Stored data:
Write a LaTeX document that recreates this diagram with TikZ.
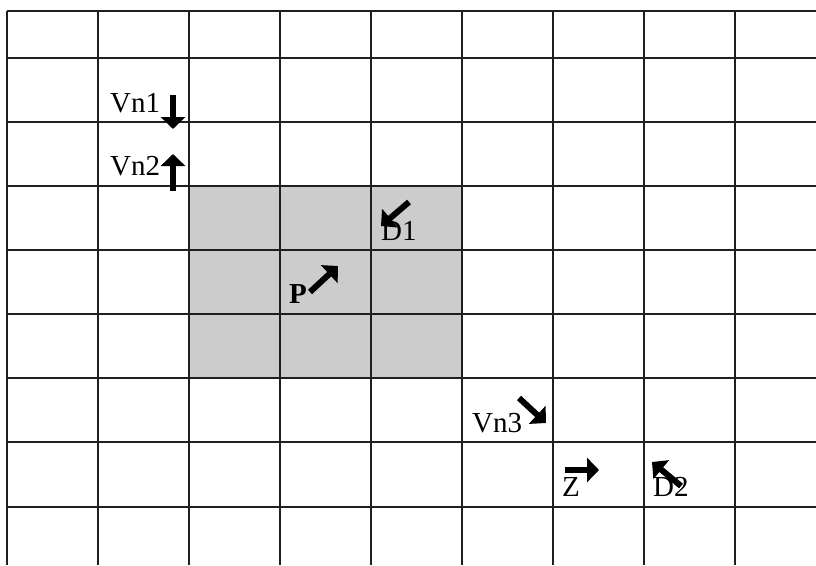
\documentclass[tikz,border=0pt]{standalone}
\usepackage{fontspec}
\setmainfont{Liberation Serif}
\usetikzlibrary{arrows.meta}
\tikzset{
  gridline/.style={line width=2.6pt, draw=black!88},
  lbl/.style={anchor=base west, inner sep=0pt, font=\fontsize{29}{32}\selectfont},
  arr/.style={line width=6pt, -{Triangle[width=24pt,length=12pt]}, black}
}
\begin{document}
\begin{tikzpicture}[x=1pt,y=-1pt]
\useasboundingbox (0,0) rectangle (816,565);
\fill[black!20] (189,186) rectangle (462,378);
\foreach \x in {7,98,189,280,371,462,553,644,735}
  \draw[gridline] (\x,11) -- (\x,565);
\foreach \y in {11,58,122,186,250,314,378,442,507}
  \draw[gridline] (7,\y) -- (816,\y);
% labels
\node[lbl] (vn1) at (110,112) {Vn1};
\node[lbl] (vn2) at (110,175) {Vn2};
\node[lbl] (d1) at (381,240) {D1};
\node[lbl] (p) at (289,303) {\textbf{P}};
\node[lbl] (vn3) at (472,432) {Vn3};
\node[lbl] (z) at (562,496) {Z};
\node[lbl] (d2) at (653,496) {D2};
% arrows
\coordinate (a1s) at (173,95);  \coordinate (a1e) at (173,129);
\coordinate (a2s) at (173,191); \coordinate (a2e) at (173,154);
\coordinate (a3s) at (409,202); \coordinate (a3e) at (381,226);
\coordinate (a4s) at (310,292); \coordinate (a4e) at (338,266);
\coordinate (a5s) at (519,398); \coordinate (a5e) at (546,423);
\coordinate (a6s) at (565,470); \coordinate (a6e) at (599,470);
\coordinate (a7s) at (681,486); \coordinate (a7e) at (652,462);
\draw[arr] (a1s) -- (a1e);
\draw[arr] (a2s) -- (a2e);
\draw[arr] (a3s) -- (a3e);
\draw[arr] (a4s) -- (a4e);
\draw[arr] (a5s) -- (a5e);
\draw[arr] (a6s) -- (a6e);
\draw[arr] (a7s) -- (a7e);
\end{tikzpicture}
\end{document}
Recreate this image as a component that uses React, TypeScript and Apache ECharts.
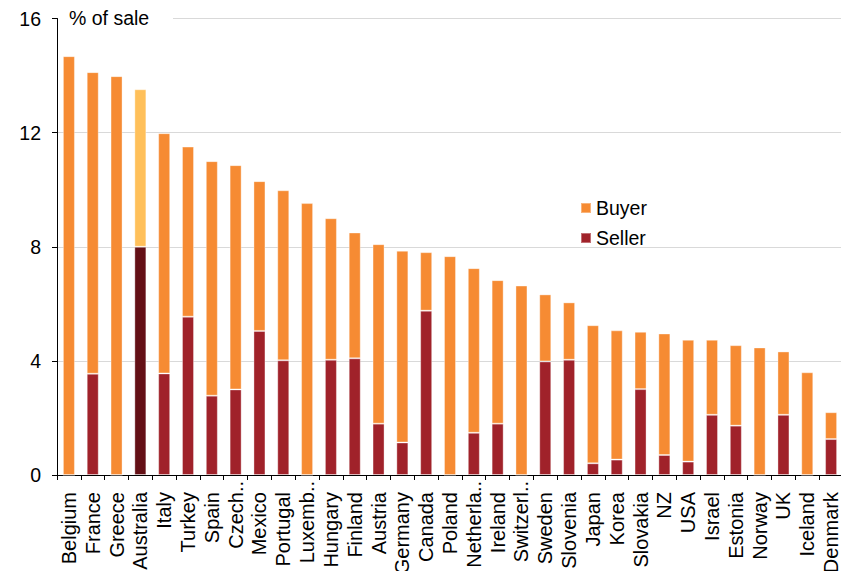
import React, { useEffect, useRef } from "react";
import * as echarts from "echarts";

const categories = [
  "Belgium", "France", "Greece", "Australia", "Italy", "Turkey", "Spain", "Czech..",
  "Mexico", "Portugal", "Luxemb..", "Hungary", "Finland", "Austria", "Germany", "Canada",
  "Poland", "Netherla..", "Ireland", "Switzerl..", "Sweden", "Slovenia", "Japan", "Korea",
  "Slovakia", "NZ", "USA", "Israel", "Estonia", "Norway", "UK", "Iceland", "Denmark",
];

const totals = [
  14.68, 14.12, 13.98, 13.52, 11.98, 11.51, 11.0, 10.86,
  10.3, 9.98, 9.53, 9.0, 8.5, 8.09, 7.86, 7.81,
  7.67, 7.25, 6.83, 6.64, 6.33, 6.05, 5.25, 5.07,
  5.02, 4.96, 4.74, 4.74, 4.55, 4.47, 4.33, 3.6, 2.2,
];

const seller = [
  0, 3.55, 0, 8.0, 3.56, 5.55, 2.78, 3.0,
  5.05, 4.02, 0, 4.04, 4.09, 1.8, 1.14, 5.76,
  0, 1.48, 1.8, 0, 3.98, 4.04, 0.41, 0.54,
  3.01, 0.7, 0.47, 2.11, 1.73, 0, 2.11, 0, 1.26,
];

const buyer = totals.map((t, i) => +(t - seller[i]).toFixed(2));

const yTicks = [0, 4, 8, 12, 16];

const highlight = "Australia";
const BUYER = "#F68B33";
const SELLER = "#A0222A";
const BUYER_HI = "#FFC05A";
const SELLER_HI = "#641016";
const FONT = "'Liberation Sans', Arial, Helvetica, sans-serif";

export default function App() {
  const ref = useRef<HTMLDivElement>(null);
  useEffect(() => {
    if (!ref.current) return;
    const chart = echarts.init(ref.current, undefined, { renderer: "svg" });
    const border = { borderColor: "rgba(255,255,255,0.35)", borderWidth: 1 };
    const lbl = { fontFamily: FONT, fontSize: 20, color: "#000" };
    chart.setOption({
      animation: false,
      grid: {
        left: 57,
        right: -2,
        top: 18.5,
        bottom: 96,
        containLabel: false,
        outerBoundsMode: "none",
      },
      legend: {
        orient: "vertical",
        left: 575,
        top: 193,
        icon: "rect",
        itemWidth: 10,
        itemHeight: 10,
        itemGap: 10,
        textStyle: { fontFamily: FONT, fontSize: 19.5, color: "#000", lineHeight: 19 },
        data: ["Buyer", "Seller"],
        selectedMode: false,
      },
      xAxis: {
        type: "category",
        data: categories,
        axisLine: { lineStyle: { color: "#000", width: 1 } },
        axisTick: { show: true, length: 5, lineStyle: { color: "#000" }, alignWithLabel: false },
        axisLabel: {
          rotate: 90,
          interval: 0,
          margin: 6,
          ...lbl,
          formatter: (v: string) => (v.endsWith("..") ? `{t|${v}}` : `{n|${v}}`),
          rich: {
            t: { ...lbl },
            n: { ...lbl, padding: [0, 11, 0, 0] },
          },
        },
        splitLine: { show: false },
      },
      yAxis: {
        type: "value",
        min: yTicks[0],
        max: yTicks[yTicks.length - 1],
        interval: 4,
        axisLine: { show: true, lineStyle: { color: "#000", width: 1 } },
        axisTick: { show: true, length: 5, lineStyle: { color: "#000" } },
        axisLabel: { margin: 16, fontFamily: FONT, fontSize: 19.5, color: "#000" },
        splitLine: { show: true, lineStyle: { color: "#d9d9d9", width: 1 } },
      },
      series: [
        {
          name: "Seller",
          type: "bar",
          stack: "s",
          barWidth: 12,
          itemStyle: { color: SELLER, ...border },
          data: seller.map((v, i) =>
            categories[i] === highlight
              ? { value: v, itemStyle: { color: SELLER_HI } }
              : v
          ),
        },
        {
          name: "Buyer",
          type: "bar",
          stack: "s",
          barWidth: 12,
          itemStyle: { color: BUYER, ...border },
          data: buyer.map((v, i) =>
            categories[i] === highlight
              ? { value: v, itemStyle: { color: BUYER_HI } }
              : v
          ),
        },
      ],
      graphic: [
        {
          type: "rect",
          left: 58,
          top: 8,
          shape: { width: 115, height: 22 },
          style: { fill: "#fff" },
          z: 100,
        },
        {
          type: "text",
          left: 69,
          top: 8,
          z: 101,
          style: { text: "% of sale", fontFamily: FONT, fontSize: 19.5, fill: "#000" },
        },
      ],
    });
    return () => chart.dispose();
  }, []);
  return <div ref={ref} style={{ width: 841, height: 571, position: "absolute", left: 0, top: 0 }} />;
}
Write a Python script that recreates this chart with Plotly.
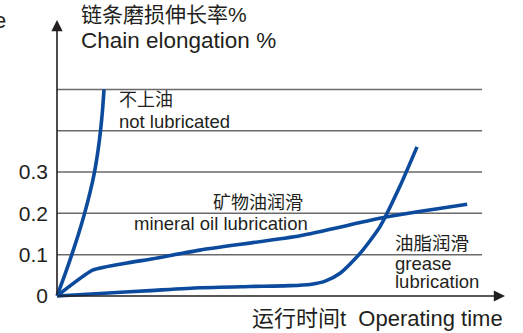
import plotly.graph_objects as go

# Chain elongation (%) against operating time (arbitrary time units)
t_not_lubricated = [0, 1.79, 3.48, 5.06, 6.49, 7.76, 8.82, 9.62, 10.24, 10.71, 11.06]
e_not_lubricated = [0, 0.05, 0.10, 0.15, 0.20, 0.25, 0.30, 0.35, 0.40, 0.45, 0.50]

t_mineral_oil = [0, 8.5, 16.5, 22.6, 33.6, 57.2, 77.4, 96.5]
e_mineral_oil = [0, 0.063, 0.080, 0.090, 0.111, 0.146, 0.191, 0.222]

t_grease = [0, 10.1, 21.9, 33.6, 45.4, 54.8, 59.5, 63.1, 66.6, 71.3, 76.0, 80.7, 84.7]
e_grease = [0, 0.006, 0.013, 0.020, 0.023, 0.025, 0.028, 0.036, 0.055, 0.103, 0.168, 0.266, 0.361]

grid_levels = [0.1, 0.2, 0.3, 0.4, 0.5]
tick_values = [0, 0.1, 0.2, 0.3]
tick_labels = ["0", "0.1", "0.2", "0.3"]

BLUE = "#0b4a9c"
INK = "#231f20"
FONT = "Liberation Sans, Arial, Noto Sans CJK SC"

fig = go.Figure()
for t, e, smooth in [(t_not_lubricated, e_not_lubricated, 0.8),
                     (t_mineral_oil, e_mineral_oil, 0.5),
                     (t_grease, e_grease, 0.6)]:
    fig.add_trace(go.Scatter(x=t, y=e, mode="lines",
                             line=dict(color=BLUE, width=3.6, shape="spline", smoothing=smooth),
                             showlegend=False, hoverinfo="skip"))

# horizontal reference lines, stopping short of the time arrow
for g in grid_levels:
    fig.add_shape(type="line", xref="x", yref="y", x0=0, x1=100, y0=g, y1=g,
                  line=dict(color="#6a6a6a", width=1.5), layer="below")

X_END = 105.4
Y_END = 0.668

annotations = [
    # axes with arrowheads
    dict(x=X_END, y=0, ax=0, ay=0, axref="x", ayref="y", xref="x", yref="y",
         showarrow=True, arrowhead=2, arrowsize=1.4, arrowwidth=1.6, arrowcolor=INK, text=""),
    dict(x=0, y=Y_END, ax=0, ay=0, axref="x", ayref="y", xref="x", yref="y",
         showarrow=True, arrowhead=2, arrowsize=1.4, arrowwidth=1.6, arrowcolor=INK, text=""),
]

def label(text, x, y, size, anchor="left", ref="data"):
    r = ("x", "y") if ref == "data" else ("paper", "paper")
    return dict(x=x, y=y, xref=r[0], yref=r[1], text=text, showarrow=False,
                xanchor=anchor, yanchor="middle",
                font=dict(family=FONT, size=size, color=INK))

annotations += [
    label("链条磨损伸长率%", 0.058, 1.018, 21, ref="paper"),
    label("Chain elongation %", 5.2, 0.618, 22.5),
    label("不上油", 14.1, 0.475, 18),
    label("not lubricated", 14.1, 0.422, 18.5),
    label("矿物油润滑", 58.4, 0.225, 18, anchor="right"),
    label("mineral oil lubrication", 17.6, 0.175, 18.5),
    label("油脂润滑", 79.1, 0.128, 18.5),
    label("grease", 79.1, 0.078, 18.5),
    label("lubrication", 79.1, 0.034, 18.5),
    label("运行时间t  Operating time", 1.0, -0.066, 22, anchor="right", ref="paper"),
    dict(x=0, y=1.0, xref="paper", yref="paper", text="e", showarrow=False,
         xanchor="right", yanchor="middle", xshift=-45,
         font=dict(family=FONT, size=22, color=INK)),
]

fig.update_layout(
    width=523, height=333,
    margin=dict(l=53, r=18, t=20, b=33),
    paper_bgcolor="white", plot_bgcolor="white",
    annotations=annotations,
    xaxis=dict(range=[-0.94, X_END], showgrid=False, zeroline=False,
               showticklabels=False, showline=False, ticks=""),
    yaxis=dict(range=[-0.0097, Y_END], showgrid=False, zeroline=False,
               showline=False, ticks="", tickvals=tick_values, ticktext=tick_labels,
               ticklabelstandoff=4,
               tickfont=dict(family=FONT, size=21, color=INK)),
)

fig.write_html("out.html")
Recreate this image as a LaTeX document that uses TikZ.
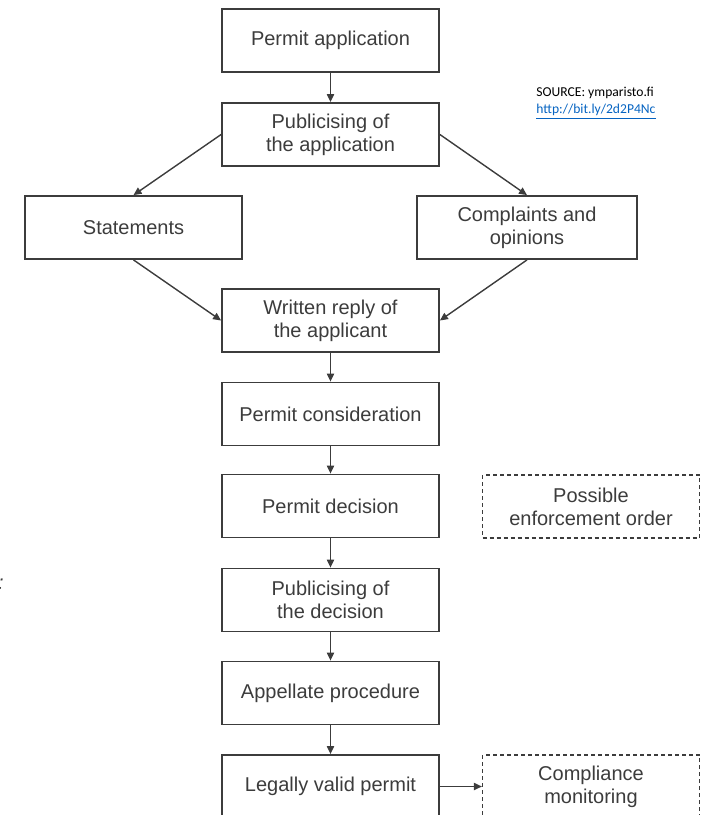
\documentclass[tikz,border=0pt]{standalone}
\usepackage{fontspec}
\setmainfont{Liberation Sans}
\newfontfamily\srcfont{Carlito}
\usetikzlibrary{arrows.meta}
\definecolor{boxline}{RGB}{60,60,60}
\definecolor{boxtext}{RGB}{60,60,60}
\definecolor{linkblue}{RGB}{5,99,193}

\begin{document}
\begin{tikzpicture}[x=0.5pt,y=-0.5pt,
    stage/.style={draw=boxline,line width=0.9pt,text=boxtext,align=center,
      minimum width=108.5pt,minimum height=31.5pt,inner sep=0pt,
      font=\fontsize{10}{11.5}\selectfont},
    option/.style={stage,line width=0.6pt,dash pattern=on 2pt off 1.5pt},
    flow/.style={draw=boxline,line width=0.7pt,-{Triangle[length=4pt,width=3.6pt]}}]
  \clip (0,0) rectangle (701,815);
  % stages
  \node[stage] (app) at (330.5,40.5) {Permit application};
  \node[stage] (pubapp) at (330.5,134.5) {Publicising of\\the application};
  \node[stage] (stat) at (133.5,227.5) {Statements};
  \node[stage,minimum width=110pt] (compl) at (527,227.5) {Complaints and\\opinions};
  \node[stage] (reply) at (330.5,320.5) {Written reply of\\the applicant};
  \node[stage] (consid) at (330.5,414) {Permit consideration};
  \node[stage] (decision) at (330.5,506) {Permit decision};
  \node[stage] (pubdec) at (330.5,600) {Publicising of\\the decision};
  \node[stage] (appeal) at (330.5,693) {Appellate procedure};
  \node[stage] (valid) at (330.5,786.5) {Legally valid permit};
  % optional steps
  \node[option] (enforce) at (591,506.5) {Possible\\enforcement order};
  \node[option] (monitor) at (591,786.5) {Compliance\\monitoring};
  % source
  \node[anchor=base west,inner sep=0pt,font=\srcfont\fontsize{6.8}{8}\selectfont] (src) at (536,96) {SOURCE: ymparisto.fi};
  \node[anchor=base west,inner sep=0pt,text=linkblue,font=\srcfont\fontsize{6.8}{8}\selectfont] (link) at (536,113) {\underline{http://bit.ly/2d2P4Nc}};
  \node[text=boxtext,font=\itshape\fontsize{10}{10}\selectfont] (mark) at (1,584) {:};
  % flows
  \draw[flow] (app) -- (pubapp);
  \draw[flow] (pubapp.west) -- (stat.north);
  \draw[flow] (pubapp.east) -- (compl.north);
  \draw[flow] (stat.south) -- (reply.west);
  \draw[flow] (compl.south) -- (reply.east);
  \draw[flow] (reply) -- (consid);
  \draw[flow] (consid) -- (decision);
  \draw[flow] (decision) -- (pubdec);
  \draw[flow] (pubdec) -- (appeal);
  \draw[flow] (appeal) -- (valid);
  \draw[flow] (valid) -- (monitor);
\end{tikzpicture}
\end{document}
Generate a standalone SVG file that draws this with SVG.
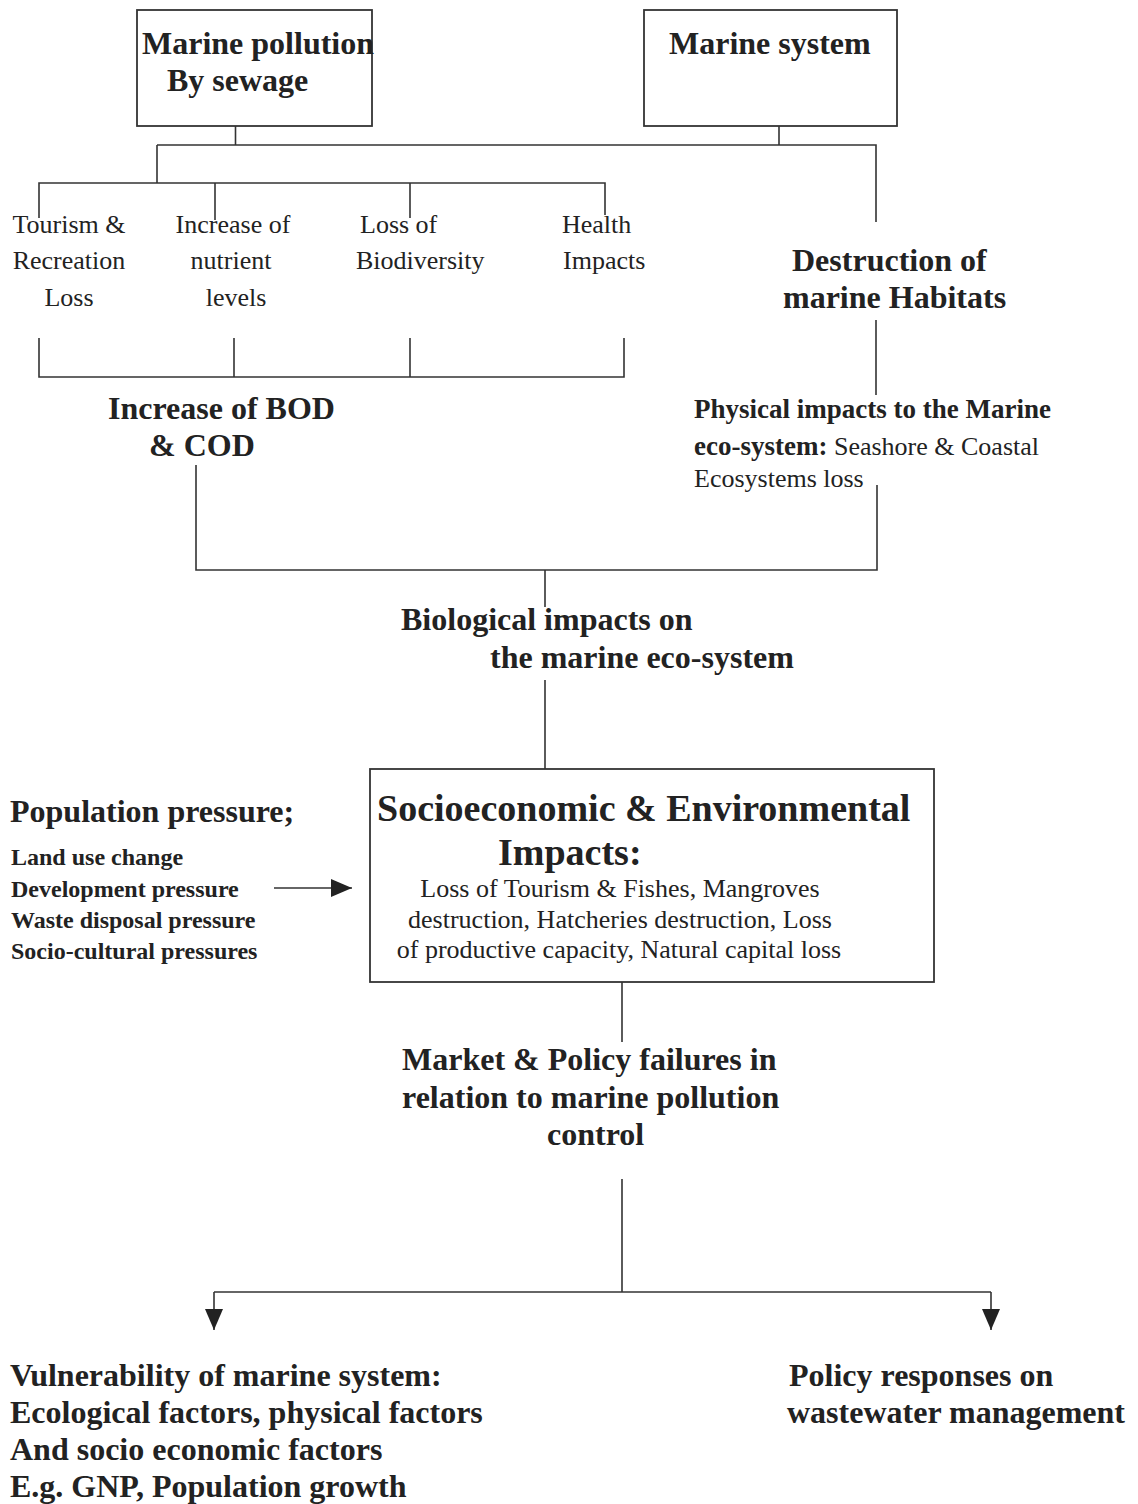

▸ **Problem requirements**: Above are some records; extract exactly the lines from the one containing "Write a Python" through the one containing "import plotly.graph_objects as go" and drop the pictures.

▸ **Result of this task**:
Write a Python script that recreates this chart with Plotly.
import plotly.graph_objects as go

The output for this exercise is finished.